**Task objective**.
Copy exactly, and only, the lines between the line holding "Give me the matplotlib source for this chart." and the line holding "0.0600, 0.0377, 0.0]", inclusive; skip the pictures.

__________

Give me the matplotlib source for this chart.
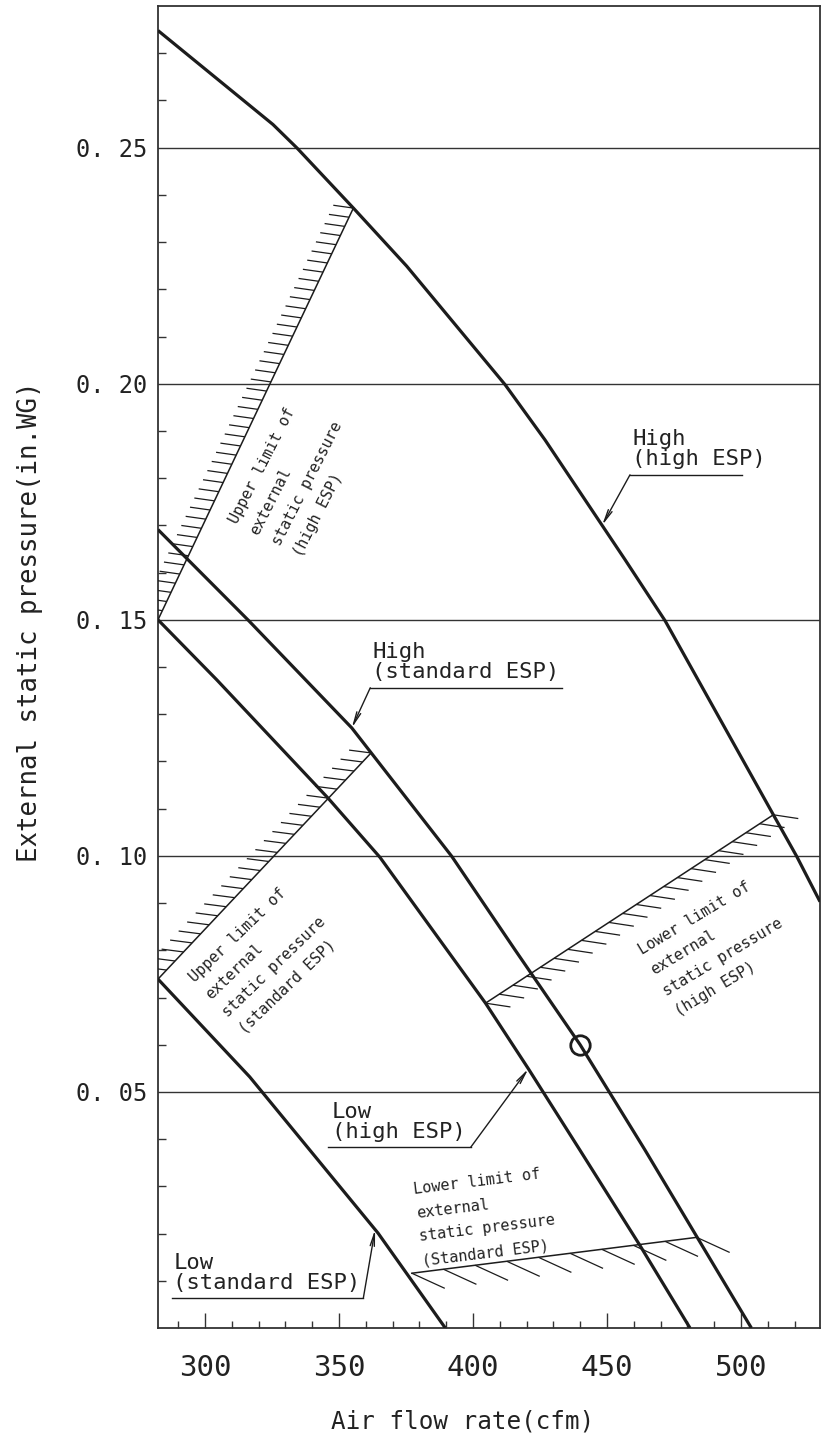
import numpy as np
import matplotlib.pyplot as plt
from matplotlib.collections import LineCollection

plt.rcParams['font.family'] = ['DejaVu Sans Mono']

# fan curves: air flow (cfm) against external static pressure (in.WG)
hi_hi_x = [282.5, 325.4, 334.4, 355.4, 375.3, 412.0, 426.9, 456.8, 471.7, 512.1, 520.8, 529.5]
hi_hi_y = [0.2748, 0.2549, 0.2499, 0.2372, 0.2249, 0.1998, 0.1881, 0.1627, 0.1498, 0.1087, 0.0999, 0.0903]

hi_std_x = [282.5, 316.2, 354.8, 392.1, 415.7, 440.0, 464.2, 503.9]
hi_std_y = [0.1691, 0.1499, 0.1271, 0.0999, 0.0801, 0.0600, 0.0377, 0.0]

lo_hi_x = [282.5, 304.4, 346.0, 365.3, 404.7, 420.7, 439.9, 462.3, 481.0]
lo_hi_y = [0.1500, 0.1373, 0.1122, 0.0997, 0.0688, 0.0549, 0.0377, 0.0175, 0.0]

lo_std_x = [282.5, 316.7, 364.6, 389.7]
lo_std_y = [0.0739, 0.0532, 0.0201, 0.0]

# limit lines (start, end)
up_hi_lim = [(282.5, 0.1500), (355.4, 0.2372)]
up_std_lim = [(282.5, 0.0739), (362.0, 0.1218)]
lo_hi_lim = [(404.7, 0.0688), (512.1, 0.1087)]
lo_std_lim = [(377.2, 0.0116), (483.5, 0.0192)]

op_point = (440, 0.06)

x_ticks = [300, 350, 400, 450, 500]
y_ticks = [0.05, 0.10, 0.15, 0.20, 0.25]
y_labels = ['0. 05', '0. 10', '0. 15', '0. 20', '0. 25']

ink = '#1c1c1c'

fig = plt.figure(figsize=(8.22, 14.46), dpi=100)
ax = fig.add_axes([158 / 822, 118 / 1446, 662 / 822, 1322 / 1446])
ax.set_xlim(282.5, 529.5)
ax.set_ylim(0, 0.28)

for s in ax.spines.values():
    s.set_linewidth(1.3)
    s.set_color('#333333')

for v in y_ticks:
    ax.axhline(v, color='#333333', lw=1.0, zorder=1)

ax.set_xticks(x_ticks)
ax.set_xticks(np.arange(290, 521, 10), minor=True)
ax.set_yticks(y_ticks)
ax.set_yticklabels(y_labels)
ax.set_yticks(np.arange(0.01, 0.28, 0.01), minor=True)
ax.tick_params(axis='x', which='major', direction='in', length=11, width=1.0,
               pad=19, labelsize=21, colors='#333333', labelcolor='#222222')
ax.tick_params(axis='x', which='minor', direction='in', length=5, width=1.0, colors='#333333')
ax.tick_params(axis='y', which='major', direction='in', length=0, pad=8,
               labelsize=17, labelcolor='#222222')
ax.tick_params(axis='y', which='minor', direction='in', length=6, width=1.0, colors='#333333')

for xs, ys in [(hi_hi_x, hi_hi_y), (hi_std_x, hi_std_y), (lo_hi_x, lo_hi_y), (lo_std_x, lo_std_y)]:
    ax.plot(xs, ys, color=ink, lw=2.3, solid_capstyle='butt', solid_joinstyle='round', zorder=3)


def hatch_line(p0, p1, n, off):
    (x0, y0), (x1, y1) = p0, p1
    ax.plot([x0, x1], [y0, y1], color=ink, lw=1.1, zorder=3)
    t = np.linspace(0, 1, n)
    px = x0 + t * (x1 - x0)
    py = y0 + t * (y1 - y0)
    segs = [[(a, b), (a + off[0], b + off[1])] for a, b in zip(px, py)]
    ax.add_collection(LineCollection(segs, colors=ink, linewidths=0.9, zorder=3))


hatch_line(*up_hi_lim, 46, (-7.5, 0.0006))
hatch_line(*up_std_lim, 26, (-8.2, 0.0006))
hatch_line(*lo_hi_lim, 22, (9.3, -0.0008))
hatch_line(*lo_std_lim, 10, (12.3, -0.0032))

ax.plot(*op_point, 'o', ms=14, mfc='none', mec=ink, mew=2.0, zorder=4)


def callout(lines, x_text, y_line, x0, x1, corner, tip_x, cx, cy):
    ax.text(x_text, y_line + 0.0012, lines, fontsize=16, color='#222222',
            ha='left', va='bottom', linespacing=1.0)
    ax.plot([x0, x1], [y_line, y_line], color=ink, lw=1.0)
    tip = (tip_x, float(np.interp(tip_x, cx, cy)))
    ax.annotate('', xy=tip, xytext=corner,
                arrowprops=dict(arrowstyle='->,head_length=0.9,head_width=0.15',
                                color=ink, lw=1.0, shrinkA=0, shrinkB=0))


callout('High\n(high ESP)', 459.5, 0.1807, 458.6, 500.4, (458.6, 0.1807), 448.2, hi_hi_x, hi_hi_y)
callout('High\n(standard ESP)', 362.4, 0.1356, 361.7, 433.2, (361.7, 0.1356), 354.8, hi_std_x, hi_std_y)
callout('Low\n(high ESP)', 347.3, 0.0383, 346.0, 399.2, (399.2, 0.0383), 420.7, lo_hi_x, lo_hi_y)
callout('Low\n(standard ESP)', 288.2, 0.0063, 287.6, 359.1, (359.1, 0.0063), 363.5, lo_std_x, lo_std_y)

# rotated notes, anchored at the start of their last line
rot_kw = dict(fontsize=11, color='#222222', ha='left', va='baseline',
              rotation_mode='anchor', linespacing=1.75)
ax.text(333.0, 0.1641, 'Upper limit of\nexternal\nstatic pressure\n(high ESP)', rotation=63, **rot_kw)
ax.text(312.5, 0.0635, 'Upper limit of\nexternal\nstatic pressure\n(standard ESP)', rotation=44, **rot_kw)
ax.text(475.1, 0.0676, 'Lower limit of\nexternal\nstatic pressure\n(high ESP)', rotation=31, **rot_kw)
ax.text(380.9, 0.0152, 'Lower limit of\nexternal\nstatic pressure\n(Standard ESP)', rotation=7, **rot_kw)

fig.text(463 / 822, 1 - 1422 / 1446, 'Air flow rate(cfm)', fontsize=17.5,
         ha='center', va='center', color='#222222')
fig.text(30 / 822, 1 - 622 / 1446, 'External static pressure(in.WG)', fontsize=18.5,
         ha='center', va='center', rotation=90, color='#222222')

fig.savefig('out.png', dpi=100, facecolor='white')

__________

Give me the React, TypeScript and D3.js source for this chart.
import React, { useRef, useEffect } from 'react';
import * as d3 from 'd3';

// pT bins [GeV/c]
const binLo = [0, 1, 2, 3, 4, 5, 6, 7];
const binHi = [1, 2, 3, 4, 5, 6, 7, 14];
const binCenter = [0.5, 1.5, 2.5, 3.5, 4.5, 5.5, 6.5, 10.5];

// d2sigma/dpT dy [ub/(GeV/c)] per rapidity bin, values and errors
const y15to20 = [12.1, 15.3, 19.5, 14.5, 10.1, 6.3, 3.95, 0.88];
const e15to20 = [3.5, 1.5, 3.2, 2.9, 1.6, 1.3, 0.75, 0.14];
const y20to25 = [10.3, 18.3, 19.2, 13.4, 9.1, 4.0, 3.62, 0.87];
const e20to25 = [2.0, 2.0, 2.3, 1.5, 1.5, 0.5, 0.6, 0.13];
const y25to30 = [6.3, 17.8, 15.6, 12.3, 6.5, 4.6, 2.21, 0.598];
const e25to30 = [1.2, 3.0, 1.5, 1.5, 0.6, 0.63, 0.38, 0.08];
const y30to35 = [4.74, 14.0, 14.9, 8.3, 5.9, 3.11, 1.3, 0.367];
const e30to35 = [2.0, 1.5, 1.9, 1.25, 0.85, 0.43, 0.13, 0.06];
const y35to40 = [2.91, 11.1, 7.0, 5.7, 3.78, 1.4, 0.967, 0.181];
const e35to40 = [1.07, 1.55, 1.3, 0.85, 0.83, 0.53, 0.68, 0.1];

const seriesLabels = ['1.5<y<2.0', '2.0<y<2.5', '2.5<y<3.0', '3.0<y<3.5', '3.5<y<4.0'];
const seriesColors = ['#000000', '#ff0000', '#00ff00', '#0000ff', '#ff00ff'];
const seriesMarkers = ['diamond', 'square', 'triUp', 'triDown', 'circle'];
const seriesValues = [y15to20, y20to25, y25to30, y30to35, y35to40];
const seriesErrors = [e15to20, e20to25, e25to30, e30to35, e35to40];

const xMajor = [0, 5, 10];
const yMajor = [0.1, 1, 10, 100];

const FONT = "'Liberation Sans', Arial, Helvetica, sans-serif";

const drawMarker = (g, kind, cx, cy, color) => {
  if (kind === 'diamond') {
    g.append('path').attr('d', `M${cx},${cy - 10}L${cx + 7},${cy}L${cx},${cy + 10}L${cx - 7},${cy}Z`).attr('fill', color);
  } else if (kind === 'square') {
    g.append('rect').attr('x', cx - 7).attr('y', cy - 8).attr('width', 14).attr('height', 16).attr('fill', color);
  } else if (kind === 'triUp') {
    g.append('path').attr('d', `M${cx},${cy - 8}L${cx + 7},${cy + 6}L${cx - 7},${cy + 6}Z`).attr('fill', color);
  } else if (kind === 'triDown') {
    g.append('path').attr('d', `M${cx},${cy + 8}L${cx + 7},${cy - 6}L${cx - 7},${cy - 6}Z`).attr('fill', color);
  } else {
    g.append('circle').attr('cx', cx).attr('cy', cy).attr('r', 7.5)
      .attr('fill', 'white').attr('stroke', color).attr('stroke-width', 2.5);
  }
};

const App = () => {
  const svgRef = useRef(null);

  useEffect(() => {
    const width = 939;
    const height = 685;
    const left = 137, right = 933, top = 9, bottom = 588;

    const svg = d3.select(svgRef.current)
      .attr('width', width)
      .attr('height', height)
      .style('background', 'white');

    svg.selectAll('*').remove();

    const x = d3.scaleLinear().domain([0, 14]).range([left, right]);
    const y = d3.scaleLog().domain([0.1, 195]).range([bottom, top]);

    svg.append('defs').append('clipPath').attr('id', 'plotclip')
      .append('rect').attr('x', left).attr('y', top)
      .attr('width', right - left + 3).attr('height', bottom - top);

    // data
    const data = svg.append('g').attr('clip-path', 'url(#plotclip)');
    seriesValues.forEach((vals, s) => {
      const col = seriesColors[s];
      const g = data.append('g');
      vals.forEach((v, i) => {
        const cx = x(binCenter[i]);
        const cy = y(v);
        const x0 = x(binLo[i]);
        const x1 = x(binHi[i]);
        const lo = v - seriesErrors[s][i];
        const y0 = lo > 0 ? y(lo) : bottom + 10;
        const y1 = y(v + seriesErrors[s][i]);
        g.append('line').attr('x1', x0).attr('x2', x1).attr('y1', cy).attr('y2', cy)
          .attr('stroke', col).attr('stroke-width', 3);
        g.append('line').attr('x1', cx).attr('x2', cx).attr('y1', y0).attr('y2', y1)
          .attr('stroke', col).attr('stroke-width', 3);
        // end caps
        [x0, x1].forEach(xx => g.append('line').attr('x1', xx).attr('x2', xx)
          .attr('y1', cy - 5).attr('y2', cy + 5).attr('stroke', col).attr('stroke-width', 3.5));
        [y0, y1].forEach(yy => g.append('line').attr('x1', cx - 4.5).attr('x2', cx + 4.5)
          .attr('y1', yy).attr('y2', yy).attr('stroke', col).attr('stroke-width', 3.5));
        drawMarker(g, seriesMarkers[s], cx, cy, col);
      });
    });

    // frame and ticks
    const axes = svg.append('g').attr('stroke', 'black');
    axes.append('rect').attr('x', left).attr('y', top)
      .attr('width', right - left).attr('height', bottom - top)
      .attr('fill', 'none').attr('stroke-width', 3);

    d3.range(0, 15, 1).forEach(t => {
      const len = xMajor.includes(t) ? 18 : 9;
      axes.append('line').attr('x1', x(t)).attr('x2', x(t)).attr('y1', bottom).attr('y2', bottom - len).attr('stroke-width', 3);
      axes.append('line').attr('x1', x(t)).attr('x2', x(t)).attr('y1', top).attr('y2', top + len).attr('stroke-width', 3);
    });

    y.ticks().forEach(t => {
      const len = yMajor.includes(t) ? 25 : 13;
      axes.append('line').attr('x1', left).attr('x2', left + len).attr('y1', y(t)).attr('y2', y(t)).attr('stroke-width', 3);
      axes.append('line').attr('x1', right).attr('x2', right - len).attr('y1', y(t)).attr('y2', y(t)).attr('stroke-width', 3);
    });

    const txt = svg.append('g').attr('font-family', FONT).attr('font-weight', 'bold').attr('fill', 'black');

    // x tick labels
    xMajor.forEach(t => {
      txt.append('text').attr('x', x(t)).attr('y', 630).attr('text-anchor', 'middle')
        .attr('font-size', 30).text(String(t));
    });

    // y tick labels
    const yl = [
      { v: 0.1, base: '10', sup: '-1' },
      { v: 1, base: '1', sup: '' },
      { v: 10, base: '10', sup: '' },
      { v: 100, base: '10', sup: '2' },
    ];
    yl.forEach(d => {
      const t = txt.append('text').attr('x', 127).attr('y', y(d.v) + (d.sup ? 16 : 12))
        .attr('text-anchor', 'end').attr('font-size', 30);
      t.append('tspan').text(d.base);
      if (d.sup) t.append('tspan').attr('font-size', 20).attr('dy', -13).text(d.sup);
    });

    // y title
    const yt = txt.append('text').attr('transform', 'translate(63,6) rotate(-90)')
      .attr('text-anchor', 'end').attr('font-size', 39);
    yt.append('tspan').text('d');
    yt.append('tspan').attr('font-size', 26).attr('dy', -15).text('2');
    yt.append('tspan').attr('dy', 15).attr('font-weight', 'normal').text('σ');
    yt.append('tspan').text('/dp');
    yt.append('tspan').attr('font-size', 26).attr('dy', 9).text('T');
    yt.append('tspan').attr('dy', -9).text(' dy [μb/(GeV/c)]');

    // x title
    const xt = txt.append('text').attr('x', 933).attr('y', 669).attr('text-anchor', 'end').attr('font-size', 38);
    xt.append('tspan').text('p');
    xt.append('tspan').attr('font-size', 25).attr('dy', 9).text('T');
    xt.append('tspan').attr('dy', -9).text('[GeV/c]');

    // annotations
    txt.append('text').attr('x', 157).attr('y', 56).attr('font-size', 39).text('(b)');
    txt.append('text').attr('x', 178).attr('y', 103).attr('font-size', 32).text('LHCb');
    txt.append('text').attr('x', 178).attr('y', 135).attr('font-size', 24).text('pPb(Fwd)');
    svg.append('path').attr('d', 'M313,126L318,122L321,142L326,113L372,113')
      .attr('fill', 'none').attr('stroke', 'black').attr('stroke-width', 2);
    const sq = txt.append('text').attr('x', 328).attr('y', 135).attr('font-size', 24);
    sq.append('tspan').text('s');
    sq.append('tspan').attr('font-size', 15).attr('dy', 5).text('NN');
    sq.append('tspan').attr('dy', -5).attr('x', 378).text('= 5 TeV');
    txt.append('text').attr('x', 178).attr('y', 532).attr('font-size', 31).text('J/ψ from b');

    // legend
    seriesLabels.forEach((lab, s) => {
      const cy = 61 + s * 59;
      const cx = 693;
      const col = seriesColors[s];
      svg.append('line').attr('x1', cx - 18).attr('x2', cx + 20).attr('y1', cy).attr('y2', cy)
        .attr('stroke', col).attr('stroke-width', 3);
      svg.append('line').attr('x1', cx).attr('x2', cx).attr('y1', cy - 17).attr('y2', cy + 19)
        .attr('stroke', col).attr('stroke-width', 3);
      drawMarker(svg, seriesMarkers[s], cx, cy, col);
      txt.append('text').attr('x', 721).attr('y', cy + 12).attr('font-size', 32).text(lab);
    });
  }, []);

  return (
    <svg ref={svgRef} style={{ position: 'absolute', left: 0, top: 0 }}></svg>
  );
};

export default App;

__________

**Exercise output**.
Give me the matplotlib source for this chart.
import numpy as np
import matplotlib.pyplot as plt
from matplotlib.collections import LineCollection

plt.rcParams['font.family'] = ['DejaVu Sans Mono']

# fan curves: air flow (cfm) against external static pressure (in.WG)
hi_hi_x = [282.5, 325.4, 334.4, 355.4, 375.3, 412.0, 426.9, 456.8, 471.7, 512.1, 520.8, 529.5]
hi_hi_y = [0.2748, 0.2549, 0.2499, 0.2372, 0.2249, 0.1998, 0.1881, 0.1627, 0.1498, 0.1087, 0.0999, 0.0903]

hi_std_x = [282.5, 316.2, 354.8, 392.1, 415.7, 440.0, 464.2, 503.9]
hi_std_y = [0.1691, 0.1499, 0.1271, 0.0999, 0.0801, 0.0600, 0.0377, 0.0]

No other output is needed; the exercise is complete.